DATA FOR PROCESSING:
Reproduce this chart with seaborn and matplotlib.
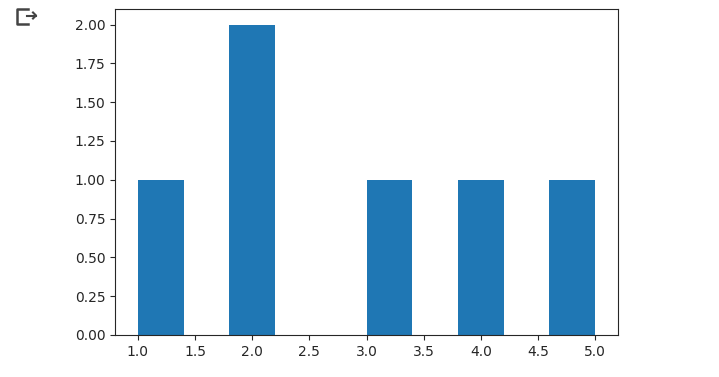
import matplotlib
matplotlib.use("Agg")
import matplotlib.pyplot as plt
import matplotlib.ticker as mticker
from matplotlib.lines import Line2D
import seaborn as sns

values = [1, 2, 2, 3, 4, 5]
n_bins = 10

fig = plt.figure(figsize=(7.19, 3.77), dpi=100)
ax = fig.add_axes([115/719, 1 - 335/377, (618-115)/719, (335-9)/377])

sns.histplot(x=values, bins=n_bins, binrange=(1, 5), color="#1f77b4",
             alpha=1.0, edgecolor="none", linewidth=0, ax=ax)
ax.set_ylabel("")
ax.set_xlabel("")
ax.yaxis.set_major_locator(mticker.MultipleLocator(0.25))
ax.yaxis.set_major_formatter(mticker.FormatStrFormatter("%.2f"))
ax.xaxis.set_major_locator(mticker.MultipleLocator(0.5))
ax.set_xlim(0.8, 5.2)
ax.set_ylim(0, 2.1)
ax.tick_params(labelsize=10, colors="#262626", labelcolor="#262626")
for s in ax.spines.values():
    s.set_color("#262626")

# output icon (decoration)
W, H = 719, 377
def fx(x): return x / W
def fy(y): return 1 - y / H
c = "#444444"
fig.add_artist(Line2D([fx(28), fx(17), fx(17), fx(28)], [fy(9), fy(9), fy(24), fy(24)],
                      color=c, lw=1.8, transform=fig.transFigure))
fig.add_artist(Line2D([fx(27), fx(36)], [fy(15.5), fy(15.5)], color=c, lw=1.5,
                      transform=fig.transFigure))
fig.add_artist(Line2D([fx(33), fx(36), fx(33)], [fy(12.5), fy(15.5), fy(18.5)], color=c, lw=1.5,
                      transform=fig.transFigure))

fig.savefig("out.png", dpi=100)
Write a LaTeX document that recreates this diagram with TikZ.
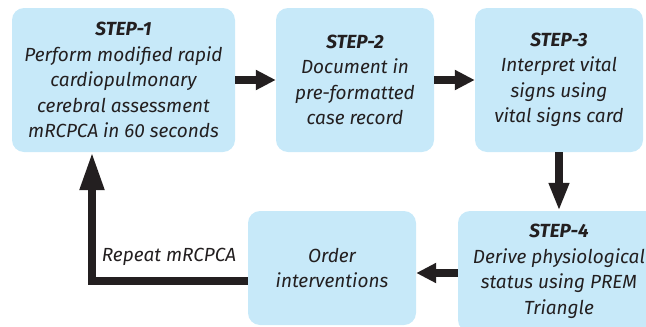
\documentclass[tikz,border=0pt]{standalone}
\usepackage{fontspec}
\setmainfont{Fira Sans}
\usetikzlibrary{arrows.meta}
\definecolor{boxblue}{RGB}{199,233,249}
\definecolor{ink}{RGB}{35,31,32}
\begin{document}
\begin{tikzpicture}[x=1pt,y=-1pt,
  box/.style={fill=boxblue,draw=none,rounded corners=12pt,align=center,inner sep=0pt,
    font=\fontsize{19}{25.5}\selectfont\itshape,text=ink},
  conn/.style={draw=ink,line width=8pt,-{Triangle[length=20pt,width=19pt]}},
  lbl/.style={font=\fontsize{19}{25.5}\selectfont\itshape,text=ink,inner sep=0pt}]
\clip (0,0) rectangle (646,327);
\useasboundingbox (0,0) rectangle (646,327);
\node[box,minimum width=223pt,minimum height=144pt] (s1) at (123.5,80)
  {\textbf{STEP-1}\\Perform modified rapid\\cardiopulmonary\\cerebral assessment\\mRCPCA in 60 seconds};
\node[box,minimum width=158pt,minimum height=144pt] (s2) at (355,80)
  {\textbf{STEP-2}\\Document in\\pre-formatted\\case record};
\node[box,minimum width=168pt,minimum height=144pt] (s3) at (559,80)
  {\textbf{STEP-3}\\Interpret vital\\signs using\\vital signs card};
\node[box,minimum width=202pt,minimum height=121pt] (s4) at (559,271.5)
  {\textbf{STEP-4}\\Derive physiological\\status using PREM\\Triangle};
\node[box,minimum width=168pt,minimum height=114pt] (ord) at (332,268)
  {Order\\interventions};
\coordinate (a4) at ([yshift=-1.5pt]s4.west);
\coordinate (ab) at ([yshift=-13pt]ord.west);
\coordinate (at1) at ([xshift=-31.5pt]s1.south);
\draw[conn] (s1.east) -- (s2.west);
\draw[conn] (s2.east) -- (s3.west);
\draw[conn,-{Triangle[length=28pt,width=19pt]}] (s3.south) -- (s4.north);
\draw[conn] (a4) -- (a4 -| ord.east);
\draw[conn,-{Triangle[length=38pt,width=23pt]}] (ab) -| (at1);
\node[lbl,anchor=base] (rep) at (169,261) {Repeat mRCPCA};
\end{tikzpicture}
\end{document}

EXERCISE DIRECTIONS: Give all the lines above again, character for character, without pictures.

SOLUTION FOR THIS TASK:
Reproduce this chart with seaborn and matplotlib.
import matplotlib
matplotlib.use("Agg")
import matplotlib.pyplot as plt
import matplotlib.ticker as mticker
from matplotlib.lines import Line2D
import seaborn as sns

values = [1, 2, 2, 3, 4, 5]
n_bins = 10

fig = plt.figure(figsize=(7.19, 3.77), dpi=100)
ax = fig.add_axes([115/719, 1 - 335/377, (618-115)/719, (335-9)/377])

sns.histplot(x=values, bins=n_bins, binrange=(1, 5), color="#1f77b4",
             alpha=1.0, edgecolor="none", linewidth=0, ax=ax)
ax.set_ylabel("")
ax.set_xlabel("")
ax.yaxis.set_major_locator(mticker.MultipleLocator(0.25))
ax.yaxis.set_major_formatter(mticker.FormatStrFormatter("%.2f"))
ax.xaxis.set_major_locator(mticker.MultipleLocator(0.5))
ax.set_xlim(0.8, 5.2)
ax.set_ylim(0, 2.1)
ax.tick_params(labelsize=10, colors="#262626", labelcolor="#262626")
for s in ax.spines.values():
    s.set_color("#262626")

# output icon (decoration)
W, H = 719, 377
def fx(x): return x / W
def fy(y): return 1 - y / H
c = "#444444"
fig.add_artist(Line2D([fx(28), fx(17), fx(17), fx(28)], [fy(9), fy(9), fy(24), fy(24)],
                      color=c, lw=1.8, transform=fig.transFigure))
fig.add_artist(Line2D([fx(27), fx(36)], [fy(15.5), fy(15.5)], color=c, lw=1.5,
                      transform=fig.transFigure))
fig.add_artist(Line2D([fx(33), fx(36), fx(33)], [fy(12.5), fy(15.5), fy(18.5)], color=c, lw=1.5,
                      transform=fig.transFigure))

fig.savefig("out.png", dpi=100)
Write a LaTeX document that recreates this diagram with TikZ.
\documentclass[tikz,border=0pt]{standalone}
\usepackage{fontspec}
\setmainfont{Fira Sans}
\usetikzlibrary{arrows.meta}
\definecolor{boxblue}{RGB}{199,233,249}
\definecolor{ink}{RGB}{35,31,32}
\begin{document}
\begin{tikzpicture}[x=1pt,y=-1pt,
  box/.style={fill=boxblue,draw=none,rounded corners=12pt,align=center,inner sep=0pt,
    font=\fontsize{19}{25.5}\selectfont\itshape,text=ink},
  conn/.style={draw=ink,line width=8pt,-{Triangle[length=20pt,width=19pt]}},
  lbl/.style={font=\fontsize{19}{25.5}\selectfont\itshape,text=ink,inner sep=0pt}]
\clip (0,0) rectangle (646,327);
\useasboundingbox (0,0) rectangle (646,327);
\node[box,minimum width=223pt,minimum height=144pt] (s1) at (123.5,80)
  {\textbf{STEP-1}\\Perform modified rapid\\cardiopulmonary\\cerebral assessment\\mRCPCA in 60 seconds};
\node[box,minimum width=158pt,minimum height=144pt] (s2) at (355,80)
  {\textbf{STEP-2}\\Document in\\pre-formatted\\case record};
\node[box,minimum width=168pt,minimum height=144pt] (s3) at (559,80)
  {\textbf{STEP-3}\\Interpret vital\\signs using\\vital signs card};
\node[box,minimum width=202pt,minimum height=121pt] (s4) at (559,271.5)
  {\textbf{STEP-4}\\Derive physiological\\status using PREM\\Triangle};
\node[box,minimum width=168pt,minimum height=114pt] (ord) at (332,268)
  {Order\\interventions};
\coordinate (a4) at ([yshift=-1.5pt]s4.west);
\coordinate (ab) at ([yshift=-13pt]ord.west);
\coordinate (at1) at ([xshift=-31.5pt]s1.south);
\draw[conn] (s1.east) -- (s2.west);
\draw[conn] (s2.east) -- (s3.west);
\draw[conn,-{Triangle[length=28pt,width=19pt]}] (s3.south) -- (s4.north);
\draw[conn] (a4) -- (a4 -| ord.east);
\draw[conn,-{Triangle[length=38pt,width=23pt]}] (ab) -| (at1);
\node[lbl,anchor=base] (rep) at (169,261) {Repeat mRCPCA};
\end{tikzpicture}
\end{document}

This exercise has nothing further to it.